Dead Sara, a hard rock band from Los Angeles, performed at the Amway Center on Monday as the opening act for Muse.
ORLANDO — It was pouring on Monday night.
Standing safely inside the Amway Center, glancing out the panoramic windows on the terrace level, I watched downtown Orlando get positively soaked from the kind of torrential downpour more typical of the rainy season in June than of February. The skies seemed dark and ominous, almost threatening, as if something far worse than a mere rainstorm was on the way.
Storms like that can set a mood — dark, edgy, and moody.
I had no idea, until I got inside the arena, how perfectly Dead Sara’s performance would match that feeling.
I can admit that I hadn’t heard of Dead Sara, or even shown up for them, when I got to the Amway on Monday.

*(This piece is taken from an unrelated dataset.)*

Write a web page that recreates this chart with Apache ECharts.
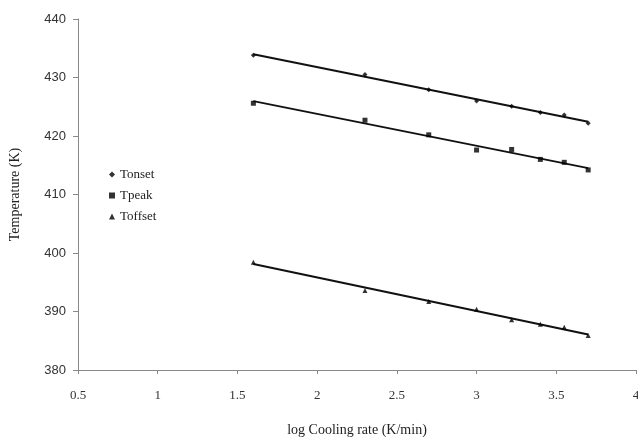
<!DOCTYPE html>
<html><head><meta charset="utf-8">
<script src="https://cdn.jsdelivr.net/npm/echarts@6/dist/echarts.min.js"></script>
<style>html,body{margin:0;padding:0;background:#fff}#c{width:638px;height:437px}</style>
</head><body><div id="c"></div>
<script>
const logRate = [1.6, 2.3, 2.7, 3.0, 3.22, 3.4, 3.55, 3.7];
const tOnset = [433.8, 430.5, 427.9, 426.0, 425.1, 424.0, 423.6, 422.2];
const tPeak = [425.6, 422.7, 420.2, 417.6, 417.7, 416.0, 415.5, 414.2];
const tOffset = [398.4, 393.6, 391.7, 390.4, 388.6, 387.8, 387.3, 385.9];
const seriesNames = ['Tonset', 'Tpeak', 'Toffset'];
const symbols = ['diamond', 'rect', 'triangle'];
const symbolSizes = [5, 5, 5];

function fitLine(xs, ys) {
  const n = xs.length;
  const mx = xs.reduce((a, b) => a + b, 0) / n;
  const my = ys.reduce((a, b) => a + b, 0) / n;
  let sxy = 0, sxx = 0;
  for (let i = 0; i < n; i++) { sxy += (xs[i] - mx) * (ys[i] - my); sxx += (xs[i] - mx) ** 2; }
  const b = sxy / sxx, a = my - b * mx;
  const x0 = xs[0], x1 = xs[n - 1];
  return [[x0, a + b * x0], [x1, a + b * x1]];
}

const all = [tOnset, tPeak, tOffset];
const series = [];
all.forEach((ys, i) => {
  series.push({
    name: seriesNames[i], type: 'scatter', symbol: symbols[i], symbolSize: symbolSizes[i],
    itemStyle: { color: '#000' }, z: 3,
    data: logRate.map((x, j) => [x, ys[j]])
  });
  series.push({
    type: 'line', data: fitLine(logRate, ys), symbol: 'none', silent: true,
    lineStyle: { color: '#111', width: 2 }, z: 2
  });
});

const serif = 'Liberation Serif';
const sans = 'Liberation Sans';
const chart = echarts.init(document.getElementById('c'), null, { renderer: 'canvas' });
chart.setOption({
  animation: false,
  backgroundColor: '#fff',
  grid: { left: 78, right: 2, top: 19, bottom: 67, outerBoundsMode: 'none', containLabel: false },
  legend: {
    data: seriesNames.map((n, i) => ({ name: n, icon: symbols[i] })),
    orient: 'vertical', left: 104, top: 163, itemWidth: 6, itemHeight: 6, itemGap: 8,
    textStyle: { fontFamily: serif, fontSize: 13, color: '#222' }
  },
  xAxis: {
    type: 'value', min: 0.5, max: 4, interval: 0.5,
    name: 'log Cooling rate (K/min)', nameLocation: 'middle', nameGap: 53,
    nameTextStyle: { fontFamily: serif, fontSize: 14, color: '#222' },
    axisLine: { lineStyle: { color: '#888' } },
    axisTick: { show: true, length: 4, lineStyle: { color: '#888' } },
    axisLabel: { fontFamily: serif, fontSize: 13, color: '#333', margin: 19 },
    splitLine: { show: false }
  },
  yAxis: {
    type: 'value', min: 380, max: 440, interval: 10,
    name: 'Temperature (K)', nameLocation: 'middle', nameGap: 56,
    nameTextStyle: { fontFamily: serif, fontSize: 14, color: '#222' },
    axisLine: { show: true, lineStyle: { color: '#888' } },
    axisTick: { show: true, length: 5, lineStyle: { color: '#888' } },
    axisLabel: { fontFamily: sans, fontSize: 13, color: '#333', margin: 12 },
    splitLine: { show: false }
  },
  series: series
});
</script></body></html>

The Los Angeles-based heavy metal band was the opening act for the headliner, Muse, and I was sufficiently impressed by their sound to want to learn more about them.
Opening acts are interesting, in that most people in the crowd don’t show up to see them. They’re more like an added bonus for the concert, like a set of appetizers served before the main course arrives. Chances are, you may not have heard of the opening act, and, like me, it’s your introduction to their sound.
While I was waiting for the show to begin, a middle-aged couple approached me and asked if I had ever seen Muse perform live before. I said I hadn’t.
“Then you’re in for a real treat,” the woman said, adding that she and her husband has just seen the band from England perform live in Tampa.
“They put on quite a show,” she said.
As it turns out, she was right. Muse goes all out, employing a striking number of visual effects to complement their sound — from strobe lights to videos. It’s an extravagant show.
Dead Sara, on the other hand, mostly performed in the dark, allowing their songs to carry the show.
“Dead Sara’s sound is more muddy,” the woman said, and after seeing them perform, I didn’t necessarily disagree — but that’s not a criticism. Dead Sara, as it turns out, has a unique grunge rock sound — think Nirvana, particularly some of that band’s slower but still darkly moody songs. They were not your typical radio-friendly top 40 fare — their sound is far more interesting than that — haunting, challenging, and intense, creating sounds ranging from anger to quiet reflection. They were not what I was expecting.
The band only played for 30 minutes, before exiting the stage to make way for the headlining act. But during that half hour, I found myself caught up in lead singer Emily Armstrong’s stunning vocals. She noted that the band had played in Orlando before, at House of Blues.
Then, looking out at the audience in the arena, Armstrong said, “The last time we played here at House of Blues, was anybody there?”
There was no burst of applause from the audience, no loud cheers or people waving their hands. That prompted Armstrong to laugh and say, “Oh my God, is it quiet in here tonight!”
I knew then that Dead Sara was introducing itself to the audience. In fact, when they had finished their last song, Armstrong said “We are Dead Sara from Los Angeles, California.” And when the crowd cheered, she added, “We love you, too. You guys ready for Muse?”
I left the Amway that night sufficiently intrigued by the band to check them out on the Internet. What I learned is that Dead Sara consists of lead vocalist and rhythm guitarist Armstrong, backed by Sean Friday on drums, Siouxsie Medley on lead guitar, and Chris Null on bass. The band released its debut album, Dead Sara, last year, along with a single, “Weatherman.” Their work did not go unnoticed. Dead Sara received the “Best New Rock Group” award at the Third annual Vegas Rocks! Magazine Awards 2012 on Aug. 26, 2012 and got nominated for a RadioContraband Rock Radio Award as “Indie Artist of the Year” 2012.
Dead Sara opened its show with a shattering guitar blast that created a potent segway for Armstrong’s vocal skills — from a howling guttural wail to a gentle near-whisper for a beautifully melodic ballad. Their sound is a unique mix of blues, grunge, heavy metal and Goth — more of a European sound, in a sense, than an urban American type of rock.
Along the way, Armstrong delivered an electrifying performance, as the heavy metal guitars created the perfect wave for her screams of passion, despair and wonder.
I left the Amway more impressed with Dead Sara than Muse, and I hope the band finds an audience and continues to develop its unique sound. Like many a good opening act, they can startle and impress you by the unexpected quality of their talent.